Instructions to follow: Your task is to print all of the data word for word.

Data lines:

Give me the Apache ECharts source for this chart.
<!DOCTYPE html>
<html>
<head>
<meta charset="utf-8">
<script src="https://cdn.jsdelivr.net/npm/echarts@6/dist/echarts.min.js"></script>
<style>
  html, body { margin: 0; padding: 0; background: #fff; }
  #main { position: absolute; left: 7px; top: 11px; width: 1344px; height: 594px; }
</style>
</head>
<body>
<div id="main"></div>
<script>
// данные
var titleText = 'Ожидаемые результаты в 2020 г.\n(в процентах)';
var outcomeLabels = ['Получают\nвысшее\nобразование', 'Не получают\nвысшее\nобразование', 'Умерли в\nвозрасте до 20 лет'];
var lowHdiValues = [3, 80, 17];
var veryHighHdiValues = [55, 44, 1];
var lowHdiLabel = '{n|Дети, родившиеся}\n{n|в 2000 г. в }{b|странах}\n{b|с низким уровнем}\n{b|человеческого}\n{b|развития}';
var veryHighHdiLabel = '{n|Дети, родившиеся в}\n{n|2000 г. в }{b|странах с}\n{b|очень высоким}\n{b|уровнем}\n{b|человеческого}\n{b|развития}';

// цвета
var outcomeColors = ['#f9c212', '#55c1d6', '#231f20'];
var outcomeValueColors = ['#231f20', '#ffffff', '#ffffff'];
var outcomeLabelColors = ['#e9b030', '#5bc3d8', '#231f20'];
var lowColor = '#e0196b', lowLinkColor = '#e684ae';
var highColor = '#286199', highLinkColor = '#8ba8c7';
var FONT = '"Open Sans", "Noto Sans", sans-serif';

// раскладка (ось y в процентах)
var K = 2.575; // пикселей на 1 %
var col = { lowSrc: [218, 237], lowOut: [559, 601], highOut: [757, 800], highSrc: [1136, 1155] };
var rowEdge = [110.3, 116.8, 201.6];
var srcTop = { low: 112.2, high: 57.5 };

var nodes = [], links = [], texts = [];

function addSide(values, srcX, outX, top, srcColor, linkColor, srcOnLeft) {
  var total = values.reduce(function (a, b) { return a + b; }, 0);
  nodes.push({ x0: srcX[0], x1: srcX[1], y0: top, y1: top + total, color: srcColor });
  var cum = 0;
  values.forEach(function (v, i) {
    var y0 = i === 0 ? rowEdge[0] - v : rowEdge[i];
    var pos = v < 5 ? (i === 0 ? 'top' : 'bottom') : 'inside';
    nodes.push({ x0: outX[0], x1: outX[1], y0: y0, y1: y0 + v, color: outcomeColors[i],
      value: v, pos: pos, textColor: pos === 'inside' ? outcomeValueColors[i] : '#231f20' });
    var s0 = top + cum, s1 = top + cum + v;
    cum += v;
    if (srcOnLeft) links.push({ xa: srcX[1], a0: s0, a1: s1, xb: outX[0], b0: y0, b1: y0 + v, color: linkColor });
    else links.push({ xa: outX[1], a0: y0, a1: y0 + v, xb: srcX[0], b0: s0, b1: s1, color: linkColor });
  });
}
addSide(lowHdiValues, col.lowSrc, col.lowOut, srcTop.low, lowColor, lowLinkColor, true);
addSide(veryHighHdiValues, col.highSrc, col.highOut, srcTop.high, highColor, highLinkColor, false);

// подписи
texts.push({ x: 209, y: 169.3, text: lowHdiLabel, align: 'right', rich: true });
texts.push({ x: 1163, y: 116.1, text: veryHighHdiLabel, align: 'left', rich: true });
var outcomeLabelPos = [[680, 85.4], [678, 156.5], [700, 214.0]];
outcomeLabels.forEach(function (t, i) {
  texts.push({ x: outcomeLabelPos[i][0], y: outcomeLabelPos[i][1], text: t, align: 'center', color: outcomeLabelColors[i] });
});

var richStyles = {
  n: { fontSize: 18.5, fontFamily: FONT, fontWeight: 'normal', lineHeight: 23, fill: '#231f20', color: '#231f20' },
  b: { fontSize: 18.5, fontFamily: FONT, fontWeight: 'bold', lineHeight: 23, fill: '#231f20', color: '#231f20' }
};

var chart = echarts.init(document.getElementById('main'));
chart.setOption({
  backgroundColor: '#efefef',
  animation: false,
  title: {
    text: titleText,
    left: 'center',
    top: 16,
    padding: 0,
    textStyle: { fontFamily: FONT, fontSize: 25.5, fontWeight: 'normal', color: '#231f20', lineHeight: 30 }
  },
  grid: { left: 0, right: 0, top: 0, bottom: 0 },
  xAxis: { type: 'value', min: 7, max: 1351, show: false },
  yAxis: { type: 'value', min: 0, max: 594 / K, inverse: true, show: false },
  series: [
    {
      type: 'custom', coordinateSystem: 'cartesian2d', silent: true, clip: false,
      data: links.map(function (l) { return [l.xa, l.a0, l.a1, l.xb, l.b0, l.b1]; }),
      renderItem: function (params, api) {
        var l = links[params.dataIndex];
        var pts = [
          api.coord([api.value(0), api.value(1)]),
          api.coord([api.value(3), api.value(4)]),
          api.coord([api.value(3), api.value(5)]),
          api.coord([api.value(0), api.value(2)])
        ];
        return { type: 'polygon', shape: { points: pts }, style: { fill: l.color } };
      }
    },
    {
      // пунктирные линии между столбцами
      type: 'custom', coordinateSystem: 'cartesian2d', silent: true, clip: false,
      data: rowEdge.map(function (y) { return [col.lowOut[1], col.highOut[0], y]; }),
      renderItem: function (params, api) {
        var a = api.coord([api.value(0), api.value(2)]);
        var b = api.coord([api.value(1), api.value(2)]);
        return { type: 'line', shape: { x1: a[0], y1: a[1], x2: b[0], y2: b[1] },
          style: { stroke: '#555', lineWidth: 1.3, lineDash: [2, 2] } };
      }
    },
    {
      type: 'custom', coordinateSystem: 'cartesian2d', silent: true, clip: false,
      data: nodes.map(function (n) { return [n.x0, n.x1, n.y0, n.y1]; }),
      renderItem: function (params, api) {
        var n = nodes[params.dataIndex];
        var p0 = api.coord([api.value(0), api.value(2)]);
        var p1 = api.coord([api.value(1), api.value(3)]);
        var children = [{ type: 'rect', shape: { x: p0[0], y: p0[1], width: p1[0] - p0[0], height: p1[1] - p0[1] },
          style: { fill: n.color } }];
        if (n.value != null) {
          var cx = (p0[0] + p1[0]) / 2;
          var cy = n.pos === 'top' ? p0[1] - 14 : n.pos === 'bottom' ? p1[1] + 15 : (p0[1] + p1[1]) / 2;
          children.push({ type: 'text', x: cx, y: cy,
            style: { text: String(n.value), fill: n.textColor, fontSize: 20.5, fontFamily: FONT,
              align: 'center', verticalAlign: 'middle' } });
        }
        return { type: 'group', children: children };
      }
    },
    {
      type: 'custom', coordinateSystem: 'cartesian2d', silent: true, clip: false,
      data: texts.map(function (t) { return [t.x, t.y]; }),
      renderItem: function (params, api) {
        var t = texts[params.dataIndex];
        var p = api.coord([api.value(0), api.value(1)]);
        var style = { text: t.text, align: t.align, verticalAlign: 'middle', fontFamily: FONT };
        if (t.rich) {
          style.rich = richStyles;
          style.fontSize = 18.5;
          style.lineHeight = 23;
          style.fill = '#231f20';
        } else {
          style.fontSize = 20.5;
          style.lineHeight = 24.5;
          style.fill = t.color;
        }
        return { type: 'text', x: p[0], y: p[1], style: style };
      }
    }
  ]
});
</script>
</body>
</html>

Solved problem:
Give me the Apache ECharts source for this chart.
<!DOCTYPE html>
<html>
<head>
<meta charset="utf-8">
<script src="https://cdn.jsdelivr.net/npm/echarts@6/dist/echarts.min.js"></script>
<style>
  html, body { margin: 0; padding: 0; background: #fff; }
  #main { position: absolute; left: 7px; top: 11px; width: 1344px; height: 594px; }
</style>
</head>
<body>
<div id="main"></div>
<script>
// данные
var titleText = 'Ожидаемые результаты в 2020 г.\n(в процентах)';
var outcomeLabels = ['Получают\nвысшее\nобразование', 'Не получают\nвысшее\nобразование', 'Умерли в\nвозрасте до 20 лет'];
var lowHdiValues = [3, 80, 17];
var veryHighHdiValues = [55, 44, 1];
var lowHdiLabel = '{n|Дети, родившиеся}\n{n|в 2000 г. в }{b|странах}\n{b|с низким уровнем}\n{b|человеческого}\n{b|развития}';
var veryHighHdiLabel = '{n|Дети, родившиеся в}\n{n|2000 г. в }{b|странах с}\n{b|очень высоким}\n{b|уровнем}\n{b|человеческого}\n{b|развития}';

// цвета
var outcomeColors = ['#f9c212', '#55c1d6', '#231f20'];
var outcomeValueColors = ['#231f20', '#ffffff', '#ffffff'];
var outcomeLabelColors = ['#e9b030', '#5bc3d8', '#231f20'];
var lowColor = '#e0196b', lowLinkColor = '#e684ae';
var highColor = '#286199', highLinkColor = '#8ba8c7';
var FONT = '"Open Sans", "Noto Sans", sans-serif';

// раскладка (ось y в процентах)
var K = 2.575; // пикселей на 1 %
var col = { lowSrc: [218, 237], lowOut: [559, 601], highOut: [757, 800], highSrc: [1136, 1155] };
var rowEdge = [110.3, 116.8, 201.6];
var srcTop = { low: 112.2, high: 57.5 };

var nodes = [], links = [], texts = [];

function addSide(values, srcX, outX, top, srcColor, linkColor, srcOnLeft) {
  var total = values.reduce(function (a, b) { return a + b; }, 0);
  nodes.push({ x0: srcX[0], x1: srcX[1], y0: top, y1: top + total, color: srcColor });
  var cum = 0;
  values.forEach(function (v, i) {
    var y0 = i === 0 ? rowEdge[0] - v : rowEdge[i];
    var pos = v < 5 ? (i === 0 ? 'top' : 'bottom') : 'inside';
    nodes.push({ x0: outX[0], x1: outX[1], y0: y0, y1: y0 + v, color: outcomeColors[i],
      value: v, pos: pos, textColor: pos === 'inside' ? outcomeValueColors[i] : '#231f20' });
    var s0 = top + cum, s1 = top + cum + v;
    cum += v;
    if (srcOnLeft) links.push({ xa: srcX[1], a0: s0, a1: s1, xb: outX[0], b0: y0, b1: y0 + v, color: linkColor });
    else links.push({ xa: outX[1], a0: y0, a1: y0 + v, xb: srcX[0], b0: s0, b1: s1, color: linkColor });
  });
}
addSide(lowHdiValues, col.lowSrc, col.lowOut, srcTop.low, lowColor, lowLinkColor, true);
addSide(veryHighHdiValues, col.highSrc, col.highOut, srcTop.high, highColor, highLinkColor, false);

// подписи
texts.push({ x: 209, y: 169.3, text: lowHdiLabel, align: 'right', rich: true });
texts.push({ x: 1163, y: 116.1, text: veryHighHdiLabel, align: 'left', rich: true });
var outcomeLabelPos = [[680, 85.4], [678, 156.5], [700, 214.0]];
outcomeLabels.forEach(function (t, i) {
  texts.push({ x: outcomeLabelPos[i][0], y: outcomeLabelPos[i][1], text: t, align: 'center', color: outcomeLabelColors[i] });
});

var richStyles = {
  n: { fontSize: 18.5, fontFamily: FONT, fontWeight: 'normal', lineHeight: 23, fill: '#231f20', color: '#231f20' },
  b: { fontSize: 18.5, fontFamily: FONT, fontWeight: 'bold', lineHeight: 23, fill: '#231f20', color: '#231f20' }
};

var chart = echarts.init(document.getElementById('main'));
chart.setOption({
  backgroundColor: '#efefef',
  animation: false,
  title: {
    text: titleText,
    left: 'center',
    top: 16,
    padding: 0,
    textStyle: { fontFamily: FONT, fontSize: 25.5, fontWeight: 'normal', color: '#231f20', lineHeight: 30 }
  },
  grid: { left: 0, right: 0, top: 0, bottom: 0 },
  xAxis: { type: 'value', min: 7, max: 1351, show: false },
  yAxis: { type: 'value', min: 0, max: 594 / K, inverse: true, show: false },
  series: [
    {
      type: 'custom', coordinateSystem: 'cartesian2d', silent: true, clip: false,
      data: links.map(function (l) { return [l.xa, l.a0, l.a1, l.xb, l.b0, l.b1]; }),
      renderItem: function (params, api) {
        var l = links[params.dataIndex];
        var pts = [
          api.coord([api.value(0), api.value(1)]),
          api.coord([api.value(3), api.value(4)]),
          api.coord([api.value(3), api.value(5)]),
          api.coord([api.value(0), api.value(2)])
        ];
        return { type: 'polygon', shape: { points: pts }, style: { fill: l.color } };
      }
    },
    {
      // пунктирные линии между столбцами
      type: 'custom', coordinateSystem: 'cartesian2d', silent: true, clip: false,
      data: rowEdge.map(function (y) { return [col.lowOut[1], col.highOut[0], y]; }),
      renderItem: function (params, api) {
        var a = api.coord([api.value(0), api.value(2)]);
        var b = api.coord([api.value(1), api.value(2)]);
        return { type: 'line', shape: { x1: a[0], y1: a[1], x2: b[0], y2: b[1] },
          style: { stroke: '#555', lineWidth: 1.3, lineDash: [2, 2] } };
      }
    },
    {
      type: 'custom', coordinateSystem: 'cartesian2d', silent: true, clip: false,
      data: nodes.map(function (n) { return [n.x0, n.x1, n.y0, n.y1]; }),
      renderItem: function (params, api) {
        var n = nodes[params.dataIndex];
        var p0 = api.coord([api.value(0), api.value(2)]);
        var p1 = api.coord([api.value(1), api.value(3)]);
        var children = [{ type: 'rect', shape: { x: p0[0], y: p0[1], width: p1[0] - p0[0], height: p1[1] - p0[1] },
          style: { fill: n.color } }];
        if (n.value != null) {
          var cx = (p0[0] + p1[0]) / 2;
          var cy = n.pos === 'top' ? p0[1] - 14 : n.pos === 'bottom' ? p1[1] + 15 : (p0[1] + p1[1]) / 2;
          children.push({ type: 'text', x: cx, y: cy,
            style: { text: String(n.value), fill: n.textColor, fontSize: 20.5, fontFamily: FONT,
              align: 'center', verticalAlign: 'middle' } });
        }
        return { type: 'group', children: children };
      }
    },
    {
      type: 'custom', coordinateSystem: 'cartesian2d', silent: true, clip: false,
      data: texts.map(function (t) { return [t.x, t.y]; }),
      renderItem: function (params, api) {
        var t = texts[params.dataIndex];
        var p = api.coord([api.value(0), api.value(1)]);
        var style = { text: t.text, align: t.align, verticalAlign: 'middle', fontFamily: FONT };
        if (t.rich) {
          style.rich = richStyles;
          style.fontSize = 18.5;
          style.lineHeight = 23;
          style.fill = '#231f20';
        } else {
          style.fontSize = 20.5;
          style.lineHeight = 24.5;
          style.fill = t.color;
        }
        return { type: 'text', x: p[0], y: p[1], style: style };
      }
    }
  ]
});
</script>
</body>
</html>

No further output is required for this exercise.